Just to throw my view on some of the topics cropping up here:
Exporters - "depending on third parties" is unavoidable with pretty much any software development. Native engines depend on the OS and drivers instead of the browser, and those are rarely perfect either. Driver bugs can mean games glitch up or crash, and there is almost no reasonable way of investigating it other than buying the affected hardware, setting up a system to use it, installing a particular version of the driver, debugging it, then coming up with a (sometimes convoluted) workaround - if the problem even makes sense. This applies to both mobile devices and desktop components like graphics cards. Our old native engine in Construct Classic also depended on DirectX which needed a separate installer which was a big pain in the ass for everyone.
Further, portability becomes extremely difficult with native engines. Several competing tools with native exporters have really patchy support for features across the different exporters. Some features may simply not transfer to other platforms because they are not supported, or they work differently, or the developers never got round to porting it there. It also massively slows down development since a lot of new features need to be written N times for N platforms, with N times as many bug reports, and the extra challenge of maintaining compatibility between N implementations; with C2 we only ever need write it once. Third party plugins in particular rarely support even half the supported exporters, only covering whatever platforms the plugin developer happened to have the SDKs set up for. HTML5 is really good at getting stuff to just work across platforms. Browser support does mean there are occasional gaps, but it's all based on standards and browsers are improving really fast, so gaps get filled in.
I truly believe that native exporters would mean we end up doing nothing other than maintaining a bunch of parallel codebases with no time to do anything else, with games that cannot be ported between platforms, and no fewer dependency issues than we already have. I think it's another case of the multiplayer engine feature, where people suggesting it imagine it working out far better than it will in practice.
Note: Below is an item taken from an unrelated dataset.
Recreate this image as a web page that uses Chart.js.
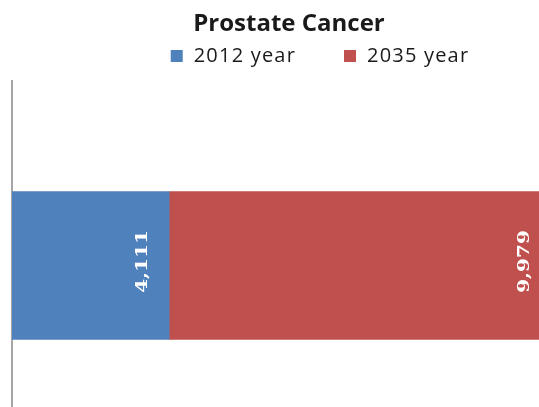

Related to that is wrapper support - we've already dropped support for all non-browser wrappers. The remaining "wrappers" are actually true browser engines that are pretty much completely compatible with the existing engine, so it's more or less a finished job. I'd also note that most browsers manage regular updates without breaking the entire internet, so I'm sure apps will be fine too.
Also related to that is performance - I'm willing to profile any .capxs that people send to me which have performance issues, and see if there are any bottlenecks in our engine. Most of the examples I see though are simply extreme cases of ignoring the performance guidelines and designing an incredibly inefficient project, or they otherwise exceed the hardware capabilities of the advice. Rarely is the C2 engine the bottleneck. In particular WebGL allows native-grade use of the GPU, so if your game is GPU bottlenecked, a native engine will not perform better. Modern mobile devices are also approximately as powerful as a cheap laptop - or more powerful - so if your game doesn't run on mobile, it probably won't run on low-end desktop systems either, and both types of system have plenty of power to deal with a well-designed game.
3D - I've said it before and I'll say it again! It's a whole different product idea IMO, and we're going to stick to a 2D tool for now.
As for our plans for 2015, there are a lot of good ideas in this thread, but they're not really possible until C3, which we plan to start addressing this year.